■ REQUIRED WORK
Give a verbatim copy of the lines below, minus the pictures.

■ RAW DATA
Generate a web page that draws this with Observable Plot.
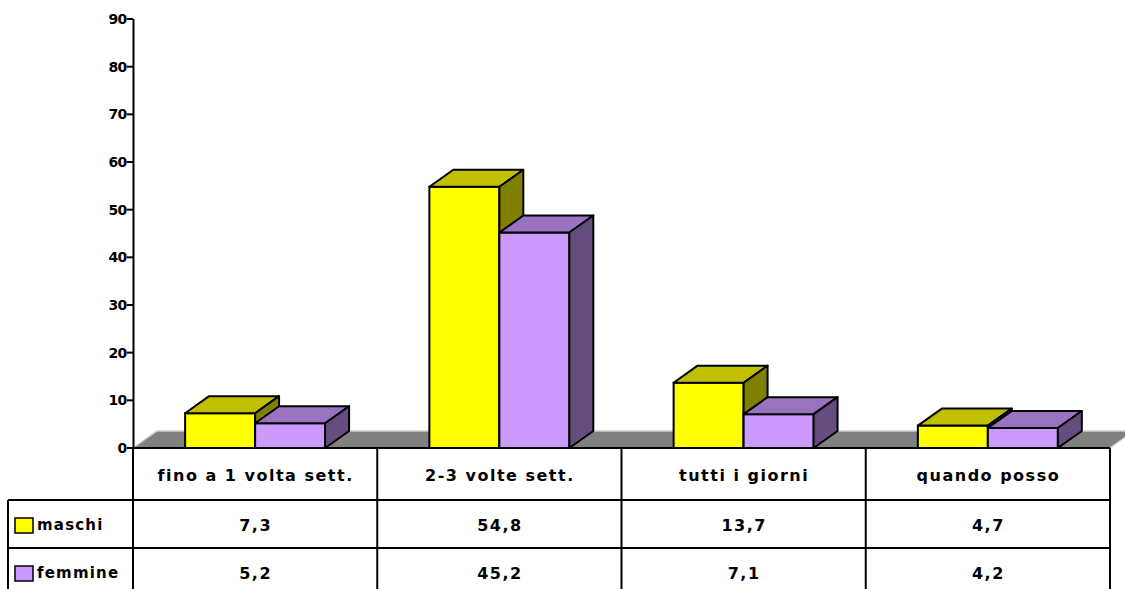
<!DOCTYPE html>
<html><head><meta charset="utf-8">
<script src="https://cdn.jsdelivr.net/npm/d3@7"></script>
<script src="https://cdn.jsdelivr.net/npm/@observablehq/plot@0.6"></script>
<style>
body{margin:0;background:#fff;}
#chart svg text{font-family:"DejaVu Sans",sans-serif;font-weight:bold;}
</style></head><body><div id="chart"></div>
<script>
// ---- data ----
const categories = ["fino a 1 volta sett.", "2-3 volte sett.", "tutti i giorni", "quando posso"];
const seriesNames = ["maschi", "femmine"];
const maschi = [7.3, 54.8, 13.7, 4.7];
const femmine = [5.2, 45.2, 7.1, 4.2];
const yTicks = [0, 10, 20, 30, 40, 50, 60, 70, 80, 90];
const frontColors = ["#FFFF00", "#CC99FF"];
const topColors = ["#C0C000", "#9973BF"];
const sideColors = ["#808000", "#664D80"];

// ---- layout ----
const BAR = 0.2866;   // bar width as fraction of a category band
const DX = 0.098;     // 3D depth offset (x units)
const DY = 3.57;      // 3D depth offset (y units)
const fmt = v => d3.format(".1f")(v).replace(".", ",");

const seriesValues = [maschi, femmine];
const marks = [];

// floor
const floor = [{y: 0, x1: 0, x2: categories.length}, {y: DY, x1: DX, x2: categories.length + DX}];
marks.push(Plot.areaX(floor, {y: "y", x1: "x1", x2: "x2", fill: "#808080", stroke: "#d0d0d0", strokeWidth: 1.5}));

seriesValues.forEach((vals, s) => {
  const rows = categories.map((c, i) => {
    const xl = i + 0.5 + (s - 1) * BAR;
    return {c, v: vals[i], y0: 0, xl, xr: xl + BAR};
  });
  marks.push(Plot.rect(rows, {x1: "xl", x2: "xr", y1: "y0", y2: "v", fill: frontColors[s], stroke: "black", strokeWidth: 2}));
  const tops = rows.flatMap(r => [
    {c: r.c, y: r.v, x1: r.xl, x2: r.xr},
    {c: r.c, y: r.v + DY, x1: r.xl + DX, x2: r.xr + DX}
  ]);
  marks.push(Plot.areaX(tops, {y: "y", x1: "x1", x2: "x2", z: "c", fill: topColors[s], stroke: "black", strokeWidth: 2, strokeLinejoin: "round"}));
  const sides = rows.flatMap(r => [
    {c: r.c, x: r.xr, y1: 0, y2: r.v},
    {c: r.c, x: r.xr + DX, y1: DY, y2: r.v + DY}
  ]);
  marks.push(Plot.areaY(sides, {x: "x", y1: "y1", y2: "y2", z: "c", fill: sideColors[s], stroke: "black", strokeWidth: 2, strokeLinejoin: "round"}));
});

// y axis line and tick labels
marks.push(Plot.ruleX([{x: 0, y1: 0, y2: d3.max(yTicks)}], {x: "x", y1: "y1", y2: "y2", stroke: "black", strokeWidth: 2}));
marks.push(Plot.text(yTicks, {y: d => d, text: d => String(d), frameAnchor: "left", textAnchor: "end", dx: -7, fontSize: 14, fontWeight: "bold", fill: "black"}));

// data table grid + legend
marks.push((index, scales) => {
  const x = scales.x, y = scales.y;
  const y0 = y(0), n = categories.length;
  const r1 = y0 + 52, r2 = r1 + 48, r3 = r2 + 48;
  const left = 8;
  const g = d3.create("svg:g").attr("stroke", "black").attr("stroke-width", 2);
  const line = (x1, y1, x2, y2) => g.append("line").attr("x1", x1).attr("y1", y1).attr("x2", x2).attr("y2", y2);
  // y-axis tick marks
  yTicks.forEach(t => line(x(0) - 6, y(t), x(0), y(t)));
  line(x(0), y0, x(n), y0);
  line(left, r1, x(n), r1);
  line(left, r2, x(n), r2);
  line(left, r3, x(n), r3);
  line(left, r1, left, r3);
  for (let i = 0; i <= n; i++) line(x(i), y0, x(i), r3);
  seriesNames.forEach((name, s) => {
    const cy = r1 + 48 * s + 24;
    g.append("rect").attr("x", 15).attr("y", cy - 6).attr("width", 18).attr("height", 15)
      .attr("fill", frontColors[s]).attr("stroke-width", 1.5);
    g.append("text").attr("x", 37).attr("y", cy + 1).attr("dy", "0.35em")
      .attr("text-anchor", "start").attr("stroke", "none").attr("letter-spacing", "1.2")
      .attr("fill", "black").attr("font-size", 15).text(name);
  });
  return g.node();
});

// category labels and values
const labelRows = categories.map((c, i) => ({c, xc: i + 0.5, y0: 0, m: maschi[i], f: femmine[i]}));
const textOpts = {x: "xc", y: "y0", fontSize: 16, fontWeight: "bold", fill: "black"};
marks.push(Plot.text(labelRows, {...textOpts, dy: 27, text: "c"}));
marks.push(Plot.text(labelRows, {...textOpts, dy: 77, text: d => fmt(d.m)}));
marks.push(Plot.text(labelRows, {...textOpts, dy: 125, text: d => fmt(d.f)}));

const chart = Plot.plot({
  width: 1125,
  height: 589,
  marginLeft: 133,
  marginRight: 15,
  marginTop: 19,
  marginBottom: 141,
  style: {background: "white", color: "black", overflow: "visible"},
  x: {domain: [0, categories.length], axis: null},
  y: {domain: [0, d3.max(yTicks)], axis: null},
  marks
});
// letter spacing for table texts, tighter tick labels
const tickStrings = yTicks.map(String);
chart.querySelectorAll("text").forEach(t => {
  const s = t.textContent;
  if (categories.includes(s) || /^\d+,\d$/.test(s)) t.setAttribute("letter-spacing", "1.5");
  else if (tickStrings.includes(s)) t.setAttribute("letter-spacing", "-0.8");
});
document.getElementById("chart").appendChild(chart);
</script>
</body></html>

■ EXERCISE RESULT
Generate a web page that draws this with Observable Plot.
<!DOCTYPE html>
<html><head><meta charset="utf-8">
<script src="https://cdn.jsdelivr.net/npm/d3@7"></script>
<script src="https://cdn.jsdelivr.net/npm/@observablehq/plot@0.6"></script>
<style>
body{margin:0;background:#fff;}
#chart svg text{font-family:"DejaVu Sans",sans-serif;font-weight:bold;}
</style></head><body><div id="chart"></div>
<script>
// ---- data ----
const categories = ["fino a 1 volta sett.", "2-3 volte sett.", "tutti i giorni", "quando posso"];
const seriesNames = ["maschi", "femmine"];
const maschi = [7.3, 54.8, 13.7, 4.7];
const femmine = [5.2, 45.2, 7.1, 4.2];
const yTicks = [0, 10, 20, 30, 40, 50, 60, 70, 80, 90];
const frontColors = ["#FFFF00", "#CC99FF"];
const topColors = ["#C0C000", "#9973BF"];
const sideColors = ["#808000", "#664D80"];

// ---- layout ----
const BAR = 0.2866;   // bar width as fraction of a category band
const DX = 0.098;     // 3D depth offset (x units)
const DY = 3.57;      // 3D depth offset (y units)
const fmt = v => d3.format(".1f")(v).replace(".", ",");

const seriesValues = [maschi, femmine];
const marks = [];

// floor
const floor = [{y: 0, x1: 0, x2: categories.length}, {y: DY, x1: DX, x2: categories.length + DX}];
marks.push(Plot.areaX(floor, {y: "y", x1: "x1", x2: "x2", fill: "#808080", stroke: "#d0d0d0", strokeWidth: 1.5}));

seriesValues.forEach((vals, s) => {
  const rows = categories.map((c, i) => {
    const xl = i + 0.5 + (s - 1) * BAR;
    return {c, v: vals[i], y0: 0, xl, xr: xl + BAR};
  });
  marks.push(Plot.rect(rows, {x1: "xl", x2: "xr", y1: "y0", y2: "v", fill: frontColors[s], stroke: "black", strokeWidth: 2}));
  const tops = rows.flatMap(r => [
    {c: r.c, y: r.v, x1: r.xl, x2: r.xr},
    {c: r.c, y: r.v + DY, x1: r.xl + DX, x2: r.xr + DX}
  ]);
  marks.push(Plot.areaX(tops, {y: "y", x1: "x1", x2: "x2", z: "c", fill: topColors[s], stroke: "black", strokeWidth: 2, strokeLinejoin: "round"}));
  const sides = rows.flatMap(r => [
    {c: r.c, x: r.xr, y1: 0, y2: r.v},
    {c: r.c, x: r.xr + DX, y1: DY, y2: r.v + DY}
  ]);
  marks.push(Plot.areaY(sides, {x: "x", y1: "y1", y2: "y2", z: "c", fill: sideColors[s], stroke: "black", strokeWidth: 2, strokeLinejoin: "round"}));
});

// y axis line and tick labels
marks.push(Plot.ruleX([{x: 0, y1: 0, y2: d3.max(yTicks)}], {x: "x", y1: "y1", y2: "y2", stroke: "black", strokeWidth: 2}));
marks.push(Plot.text(yTicks, {y: d => d, text: d => String(d), frameAnchor: "left", textAnchor: "end", dx: -7, fontSize: 14, fontWeight: "bold", fill: "black"}));

// data table grid + legend
marks.push((index, scales) => {
  const x = scales.x, y = scales.y;
  const y0 = y(0), n = categories.length;
  const r1 = y0 + 52, r2 = r1 + 48, r3 = r2 + 48;
  const left = 8;
  const g = d3.create("svg:g").attr("stroke", "black").attr("stroke-width", 2);
  const line = (x1, y1, x2, y2) => g.append("line").attr("x1", x1).attr("y1", y1).attr("x2", x2).attr("y2", y2);
  // y-axis tick marks
  yTicks.forEach(t => line(x(0) - 6, y(t), x(0), y(t)));
  line(x(0), y0, x(n), y0);
  line(left, r1, x(n), r1);
  line(left, r2, x(n), r2);
  line(left, r3, x(n), r3);
  line(left, r1, left, r3);
  for (let i = 0; i <= n; i++) line(x(i), y0, x(i), r3);
  seriesNames.forEach((name, s) => {
    const cy = r1 + 48 * s + 24;
    g.append("rect").attr("x", 15).attr("y", cy - 6).attr("width", 18).attr("height", 15)
      .attr("fill", frontColors[s]).attr("stroke-width", 1.5);
    g.append("text").attr("x", 37).attr("y", cy + 1).attr("dy", "0.35em")
      .attr("text-anchor", "start").attr("stroke", "none").attr("letter-spacing", "1.2")
      .attr("fill", "black").attr("font-size", 15).text(name);
  });
  return g.node();
});

// category labels and values
const labelRows = categories.map((c, i) => ({c, xc: i + 0.5, y0: 0, m: maschi[i], f: femmine[i]}));
const textOpts = {x: "xc", y: "y0", fontSize: 16, fontWeight: "bold", fill: "black"};
marks.push(Plot.text(labelRows, {...textOpts, dy: 27, text: "c"}));
marks.push(Plot.text(labelRows, {...textOpts, dy: 77, text: d => fmt(d.m)}));
marks.push(Plot.text(labelRows, {...textOpts, dy: 125, text: d => fmt(d.f)}));

const chart = Plot.plot({
  width: 1125,
  height: 589,
  marginLeft: 133,
  marginRight: 15,
  marginTop: 19,
  marginBottom: 141,
  style: {background: "white", color: "black", overflow: "visible"},
  x: {domain: [0, categories.length], axis: null},
  y: {domain: [0, d3.max(yTicks)], axis: null},
  marks
});
// letter spacing for table texts, tighter tick labels
const tickStrings = yTicks.map(String);
chart.querySelectorAll("text").forEach(t => {
  const s = t.textContent;
  if (categories.includes(s) || /^\d+,\d$/.test(s)) t.setAttribute("letter-spacing", "1.5");
  else if (tickStrings.includes(s)) t.setAttribute("letter-spacing", "-0.8");
});
document.getElementById("chart").appendChild(chart);
</script>
</body></html>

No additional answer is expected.